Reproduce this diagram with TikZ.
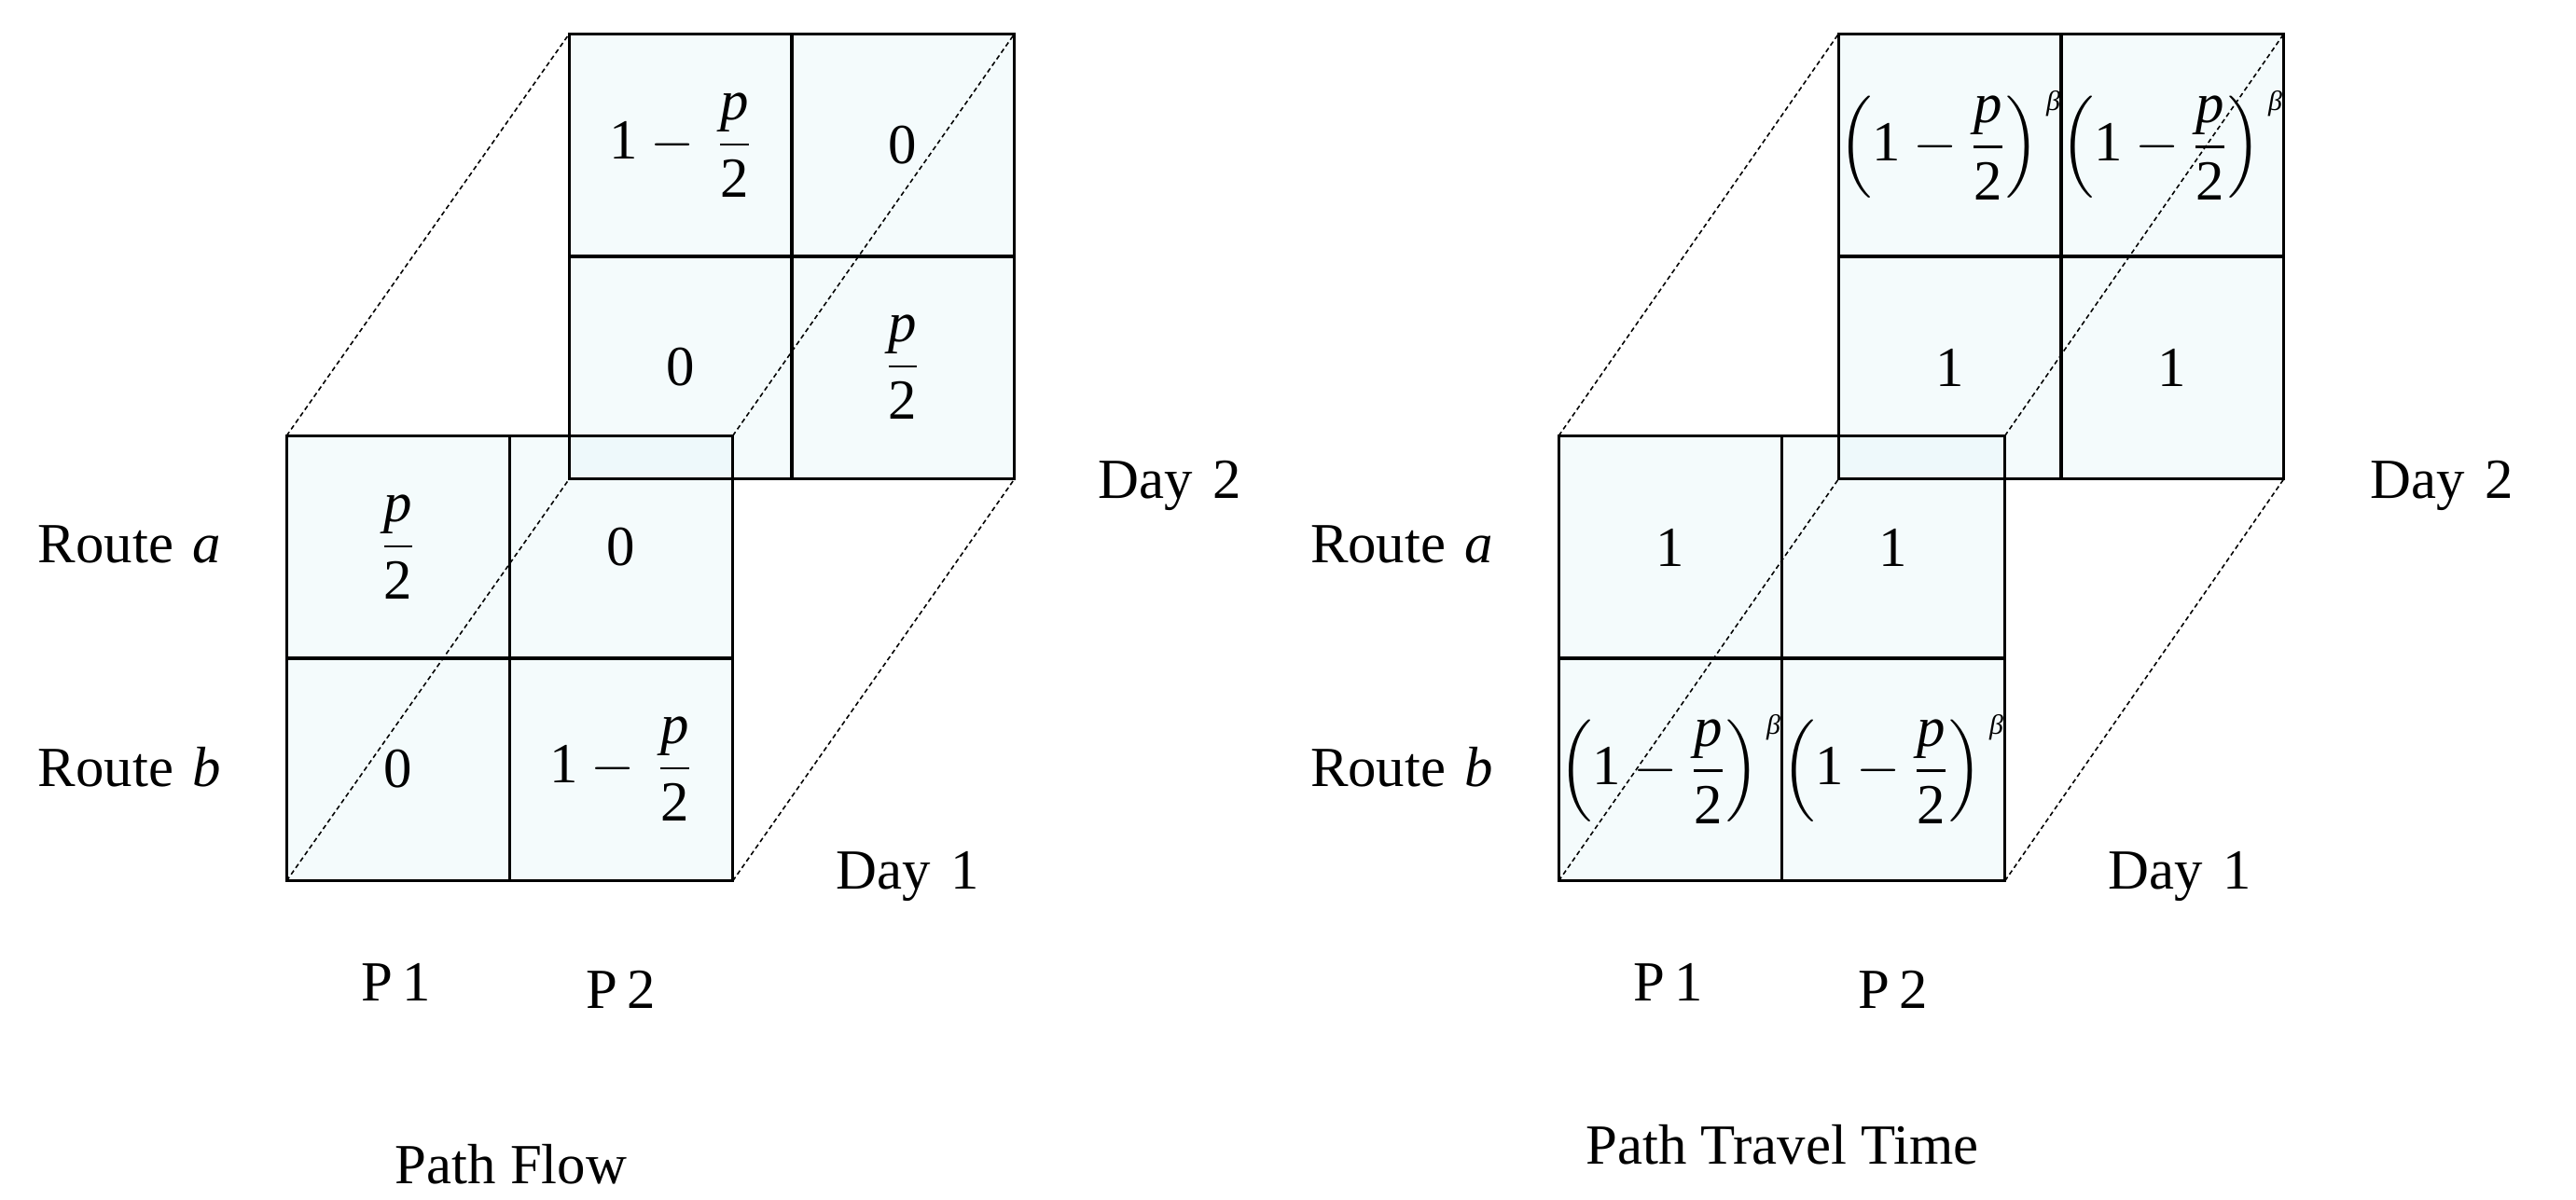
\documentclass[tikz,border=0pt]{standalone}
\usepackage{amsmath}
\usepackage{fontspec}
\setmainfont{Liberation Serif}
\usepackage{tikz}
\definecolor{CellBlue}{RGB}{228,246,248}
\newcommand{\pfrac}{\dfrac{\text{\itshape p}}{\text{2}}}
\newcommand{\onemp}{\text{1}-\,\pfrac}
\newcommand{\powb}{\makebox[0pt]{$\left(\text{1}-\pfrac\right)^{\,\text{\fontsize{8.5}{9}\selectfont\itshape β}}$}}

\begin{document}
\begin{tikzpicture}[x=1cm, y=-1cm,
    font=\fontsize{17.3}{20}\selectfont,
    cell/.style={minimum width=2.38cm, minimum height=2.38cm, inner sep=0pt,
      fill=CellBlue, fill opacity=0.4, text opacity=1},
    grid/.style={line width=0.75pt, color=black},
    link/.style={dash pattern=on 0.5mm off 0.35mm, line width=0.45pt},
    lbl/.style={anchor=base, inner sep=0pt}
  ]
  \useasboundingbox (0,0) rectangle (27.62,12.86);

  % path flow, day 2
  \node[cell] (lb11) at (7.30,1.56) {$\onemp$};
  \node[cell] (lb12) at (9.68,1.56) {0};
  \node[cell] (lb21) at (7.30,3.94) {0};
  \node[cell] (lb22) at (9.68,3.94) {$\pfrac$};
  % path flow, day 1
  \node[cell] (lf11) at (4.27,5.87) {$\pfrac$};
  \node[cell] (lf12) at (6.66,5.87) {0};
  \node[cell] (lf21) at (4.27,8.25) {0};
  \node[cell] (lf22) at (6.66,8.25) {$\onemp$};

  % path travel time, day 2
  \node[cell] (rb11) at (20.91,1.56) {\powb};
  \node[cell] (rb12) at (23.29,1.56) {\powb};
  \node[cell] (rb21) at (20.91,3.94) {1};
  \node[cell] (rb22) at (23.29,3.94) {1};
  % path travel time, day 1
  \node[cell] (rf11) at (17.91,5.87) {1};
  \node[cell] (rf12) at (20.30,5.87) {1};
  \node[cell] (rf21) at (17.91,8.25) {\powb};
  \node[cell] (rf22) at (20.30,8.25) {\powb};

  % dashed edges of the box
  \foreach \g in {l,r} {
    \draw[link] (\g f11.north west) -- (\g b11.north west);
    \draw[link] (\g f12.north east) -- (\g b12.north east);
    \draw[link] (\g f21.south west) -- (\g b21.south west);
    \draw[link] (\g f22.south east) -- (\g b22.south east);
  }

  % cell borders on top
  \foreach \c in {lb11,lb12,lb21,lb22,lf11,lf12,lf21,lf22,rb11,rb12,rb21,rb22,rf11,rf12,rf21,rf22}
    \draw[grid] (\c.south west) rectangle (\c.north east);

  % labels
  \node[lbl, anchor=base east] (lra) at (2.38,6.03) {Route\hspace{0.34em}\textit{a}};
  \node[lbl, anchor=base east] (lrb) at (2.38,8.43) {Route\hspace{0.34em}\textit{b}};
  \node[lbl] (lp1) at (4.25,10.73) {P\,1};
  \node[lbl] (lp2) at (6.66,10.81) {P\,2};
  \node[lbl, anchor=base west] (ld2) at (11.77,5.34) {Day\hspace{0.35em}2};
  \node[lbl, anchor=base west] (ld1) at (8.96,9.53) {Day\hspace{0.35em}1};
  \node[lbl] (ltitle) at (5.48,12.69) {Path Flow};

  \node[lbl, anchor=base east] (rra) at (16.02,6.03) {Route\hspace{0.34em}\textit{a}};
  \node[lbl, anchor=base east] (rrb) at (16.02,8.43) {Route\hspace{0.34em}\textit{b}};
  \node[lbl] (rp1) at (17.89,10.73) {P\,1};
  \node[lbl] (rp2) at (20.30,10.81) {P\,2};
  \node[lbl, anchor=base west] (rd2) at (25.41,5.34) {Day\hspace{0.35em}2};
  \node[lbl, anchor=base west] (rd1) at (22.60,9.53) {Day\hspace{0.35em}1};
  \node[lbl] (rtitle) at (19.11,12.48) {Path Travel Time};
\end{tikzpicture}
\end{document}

========================================================================

What to work on —
All of the data above should be transcribed verbatim, with pictures omitted.

Written solution —
Reproduce this diagram with TikZ.
\documentclass[tikz,border=0pt]{standalone}
\usepackage{amsmath}
\usepackage{fontspec}
\setmainfont{Liberation Serif}
\usepackage{tikz}
\definecolor{CellBlue}{RGB}{228,246,248}
\newcommand{\pfrac}{\dfrac{\text{\itshape p}}{\text{2}}}
\newcommand{\onemp}{\text{1}-\,\pfrac}
\newcommand{\powb}{\makebox[0pt]{$\left(\text{1}-\pfrac\right)^{\,\text{\fontsize{8.5}{9}\selectfont\itshape β}}$}}

\begin{document}
\begin{tikzpicture}[x=1cm, y=-1cm,
    font=\fontsize{17.3}{20}\selectfont,
    cell/.style={minimum width=2.38cm, minimum height=2.38cm, inner sep=0pt,
      fill=CellBlue, fill opacity=0.4, text opacity=1},
    grid/.style={line width=0.75pt, color=black},
    link/.style={dash pattern=on 0.5mm off 0.35mm, line width=0.45pt},
    lbl/.style={anchor=base, inner sep=0pt}
  ]
  \useasboundingbox (0,0) rectangle (27.62,12.86);

  % path flow, day 2
  \node[cell] (lb11) at (7.30,1.56) {$\onemp$};
  \node[cell] (lb12) at (9.68,1.56) {0};
  \node[cell] (lb21) at (7.30,3.94) {0};
  \node[cell] (lb22) at (9.68,3.94) {$\pfrac$};
  % path flow, day 1
  \node[cell] (lf11) at (4.27,5.87) {$\pfrac$};
  \node[cell] (lf12) at (6.66,5.87) {0};
  \node[cell] (lf21) at (4.27,8.25) {0};
  \node[cell] (lf22) at (6.66,8.25) {$\onemp$};

  % path travel time, day 2
  \node[cell] (rb11) at (20.91,1.56) {\powb};
  \node[cell] (rb12) at (23.29,1.56) {\powb};
  \node[cell] (rb21) at (20.91,3.94) {1};
  \node[cell] (rb22) at (23.29,3.94) {1};
  % path travel time, day 1
  \node[cell] (rf11) at (17.91,5.87) {1};
  \node[cell] (rf12) at (20.30,5.87) {1};
  \node[cell] (rf21) at (17.91,8.25) {\powb};
  \node[cell] (rf22) at (20.30,8.25) {\powb};

  % dashed edges of the box
  \foreach \g in {l,r} {
    \draw[link] (\g f11.north west) -- (\g b11.north west);
    \draw[link] (\g f12.north east) -- (\g b12.north east);
    \draw[link] (\g f21.south west) -- (\g b21.south west);
    \draw[link] (\g f22.south east) -- (\g b22.south east);
  }

  % cell borders on top
  \foreach \c in {lb11,lb12,lb21,lb22,lf11,lf12,lf21,lf22,rb11,rb12,rb21,rb22,rf11,rf12,rf21,rf22}
    \draw[grid] (\c.south west) rectangle (\c.north east);

  % labels
  \node[lbl, anchor=base east] (lra) at (2.38,6.03) {Route\hspace{0.34em}\textit{a}};
  \node[lbl, anchor=base east] (lrb) at (2.38,8.43) {Route\hspace{0.34em}\textit{b}};
  \node[lbl] (lp1) at (4.25,10.73) {P\,1};
  \node[lbl] (lp2) at (6.66,10.81) {P\,2};
  \node[lbl, anchor=base west] (ld2) at (11.77,5.34) {Day\hspace{0.35em}2};
  \node[lbl, anchor=base west] (ld1) at (8.96,9.53) {Day\hspace{0.35em}1};
  \node[lbl] (ltitle) at (5.48,12.69) {Path Flow};

  \node[lbl, anchor=base east] (rra) at (16.02,6.03) {Route\hspace{0.34em}\textit{a}};
  \node[lbl, anchor=base east] (rrb) at (16.02,8.43) {Route\hspace{0.34em}\textit{b}};
  \node[lbl] (rp1) at (17.89,10.73) {P\,1};
  \node[lbl] (rp2) at (20.30,10.81) {P\,2};
  \node[lbl, anchor=base west] (rd2) at (25.41,5.34) {Day\hspace{0.35em}2};
  \node[lbl, anchor=base west] (rd1) at (22.60,9.53) {Day\hspace{0.35em}1};
  \node[lbl] (rtitle) at (19.11,12.48) {Path Travel Time};
\end{tikzpicture}
\end{document}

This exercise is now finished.